Im Kanzleramt ist die Person zu Haus, von der laut Grundgesetz die Richtlinien der Politik bestimmt werden. Jedoch ist in Deutschland die Epoche des Absolutismus seit längerem beendet, insofern wäre Bittstellerei bei Angela Merkel deplatziert.

Der Bundestag kommt als Adressat in Betracht, das Grundgesetz verweist ja auf ihn, als die Vertretung des Volkes. Aber die Parlamentarier sind selbst im Zweifel - was eigentlich können sie entscheiden? Wird nicht eher in Brüssel die Politik gemacht, oder bei der EZB, oder beim IWF, oder im NATO-Rat, vielleicht sogar bei den Bilderbergkonferenzen oder an anderen vertraulichen Stellen?

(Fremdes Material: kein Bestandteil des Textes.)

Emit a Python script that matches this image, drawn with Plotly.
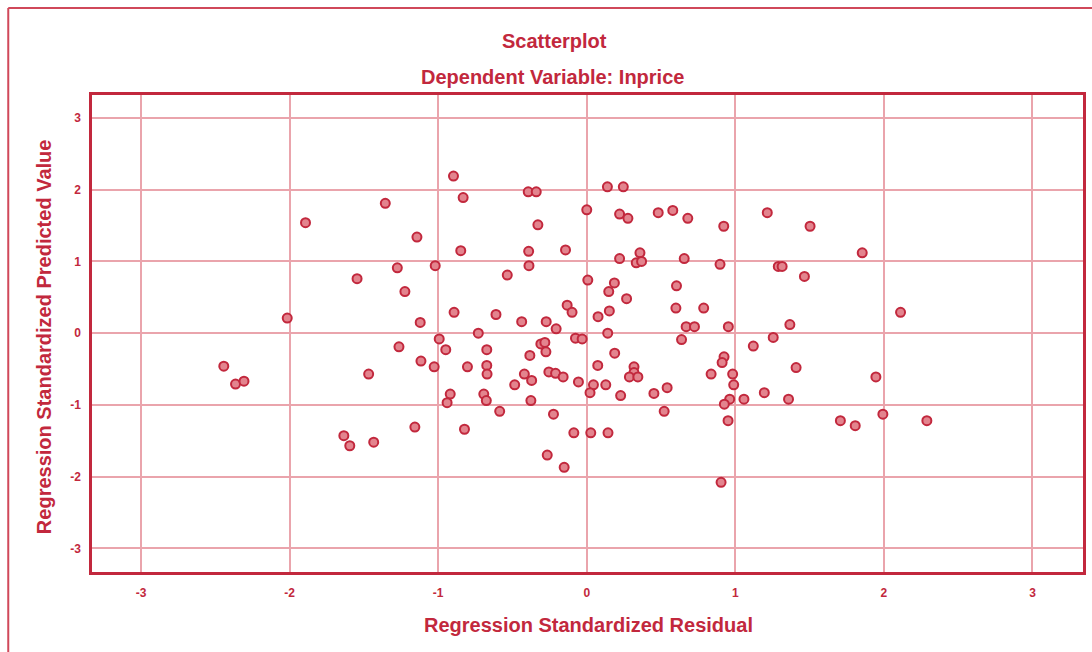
import plotly.graph_objects as go

# Regression standardized residual (x) and standardized predicted value (y)
residual = [
    -1.356, -1.893, -1.143, -1.275, -1.020, -1.546, -1.224, -2.016, -1.121,
    -0.897, -0.832, -0.394, -0.340, 0.139, 0.246, 0.000, 0.221, 0.277, 0.481,
    0.579, 0.680, 0.922, 1.215, -0.329, -0.848, -0.391, -0.143, 0.358, 0.221,
    0.333, 0.369, 0.656, 0.897, -0.389, 1.289, 1.315, -0.535, 0.007, 0.186,
    0.148, 0.604, 0.268, 0.600, 0.787, -0.132, -0.099, 0.152, 0.076, -0.893,
    -0.611, -0.438, -0.273, -0.206, -0.730, 0.141, 0.669, 0.725, 0.953,
    1.503, 1.854, 1.465, 2.112, 1.367, 1.255,
    -2.443, -2.364, -2.307, -1.264, -1.468, -1.116, -1.027, -0.993,
    -1.635, -1.595, -1.434, -1.157,
    -0.949, -0.673, -0.803, -0.673, -0.671, -0.919, -0.940, -0.693, -0.676,
    -0.586, -0.823, -0.485, -0.420, -0.371, -0.383, -0.309, -0.282, -0.275,
    -0.376, -0.255, -0.210, -0.159, -0.076, -0.031, -0.056, -0.224,
    -0.087, 0.027, 0.143, -0.266, -0.152, 0.188, 0.074, 0.045, 0.022, 0.128,
    0.228, 0.318, 0.318, 0.287, 0.344, 0.452, 0.541, 0.521, 0.638, 0.837,
    0.924, 0.911, 0.982, 0.989, 0.962, 0.926, 0.951, 0.904, 1.058, 1.121,
    1.195, 1.409, 1.358, 1.946, 1.707, 1.807, 1.993, 2.289,
]
predicted = [
    1.81, 1.54, 1.34, 0.91, 0.94, 0.76, 0.58, 0.21, 0.15,
    2.19, 1.89, 1.97, 1.97, 2.04, 2.04, 1.72, 1.66, 1.60, 1.68,
    1.71, 1.60, 1.49, 1.68, 1.51, 1.15, 1.14, 1.16, 1.12, 1.04,
    0.98, 1.00, 1.04, 0.96, 0.94, 0.93, 0.93, 0.81, 0.74, 0.70,
    0.58, 0.66, 0.48, 0.35, 0.35, 0.39, 0.29, 0.31, 0.23, 0.29,
    0.26, 0.16, 0.16, 0.06, 0.00, 0.00, 0.09, 0.09, 0.09,
    1.49, 1.12, 0.79, 0.29, 0.12, -0.06,
    -0.46, -0.71, -0.67, -0.19, -0.57, -0.39, -0.47, -0.08,
    -1.43, -1.57, -1.52, -1.31,
    -0.23, -0.23, -0.47, -0.45, -0.57, -0.85, -0.97, -0.85, -0.94,
    -1.09, -1.34, -0.72, -0.57, -0.66, -0.31, -0.15, -0.13, -0.26,
    -0.94, -0.54, -0.56, -0.61, -0.07, -0.08, -0.68, -1.13,
    -1.39, -1.39, -1.39, -1.70, -1.87, -0.28, -0.45, -0.72, -0.83, -0.72,
    -0.87, -0.47, -0.55, -0.61, -0.61, -0.84, -0.76, -1.09, -0.09, -0.57,
    -0.33, -0.41, -0.57, -0.72, -0.92, -0.99, -1.22, -2.08, -0.92, -0.18,
    -0.83, -0.48, -0.92, -0.61, -1.22, -1.29, -1.13, -1.22,
]
tick_vals = [-3, -2, -1, 0, 1, 2, 3]
tick_text = ["-3", "-2", "-1", "0", "1", "2", "3"]

DARK = "#c2283d"
GRID = "#eaa4ac"
FILL = "#e3848e"
FONT = "Liberation Sans, Arial, sans-serif"

# plot-area pixel geometry for paper-coordinate conversions
L, R, T, B = 92, 1086, 95, 572
def px(xp):
    return (xp - L) / (R - L)
def py(yp):
    return (B - yp) / (B - T)

fig = go.Figure()
fig.add_trace(go.Scatter(
    x=residual, y=predicted, mode="markers",
    marker=dict(size=9, color=FILL, line=dict(color=DARK, width=2)),
    showlegend=False, hoverinfo="x+y",
))

axis_common = dict(
    tickvals=tick_vals, ticktext=tick_text, showgrid=True, gridcolor=GRID,
    gridwidth=1.5, zeroline=False, showline=True, linecolor=DARK, linewidth=2.5,
    mirror=True, ticks="", tickfont=dict(family=FONT, size=12, color=DARK, weight="bold"),
)

def ann(text, x, y, angle=0):
    return dict(text=f"<b>{text}</b>", x=px(x), y=py(y), xref="paper", yref="paper",
                xanchor="center", yanchor="middle", showarrow=False, textangle=angle,
                font=dict(size=20, family=FONT, color=DARK))

fig.update_layout(
    width=1092, height=652,
    margin=dict(l=L, r=1092 - R, t=T, b=652 - B),
    paper_bgcolor="white", plot_bgcolor="white",
    font=dict(family=FONT, color=DARK),
    xaxis=dict(**axis_common, range=[-3.33, 3.34], ticklabelstandoff=8),
    yaxis=dict(**axis_common, range=[-3.33, 3.32], ticklabelstandoff=6),
    annotations=[
        ann("Scatterplot", 556, 41),
        ann("Dependent Variable: Inprice", 554, 77),
        ann("Regression Standardized Residual", 590, 625),
        ann("Regression Standardized Predicted Value", 44, 337, -90),
    ],
    shapes=[
        dict(type="line", xref="paper", yref="paper", x0=px(8), x1=px(1100), y0=py(8), y1=py(8),
             line=dict(color="#d0485a", width=2)),
        dict(type="line", xref="paper", yref="paper", x0=px(8), x1=px(8), y0=py(8), y1=py(660),
             line=dict(color="#d0485a", width=2)),
    ],
)

fig.write_html("out.html", config={"displayModeBar": False},
               post_script="document.body.style.margin='0';")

Als höhere Instanzen, deren Vorgaben sie sich anpassen müssen, nennen Politiker stets die Finanzmärkte - aber an welche Adresse kann sich Einmischung aus dem Volke dort oben wenden? "Blockupy" - aber wo? Diese Unübersichtlichkeit der Machtstrukturen lähmt jede demokratische Initiative "von unten". Wird eine solche auch gar nicht benötigt, ist der Gedanke an sie eine Antiquität?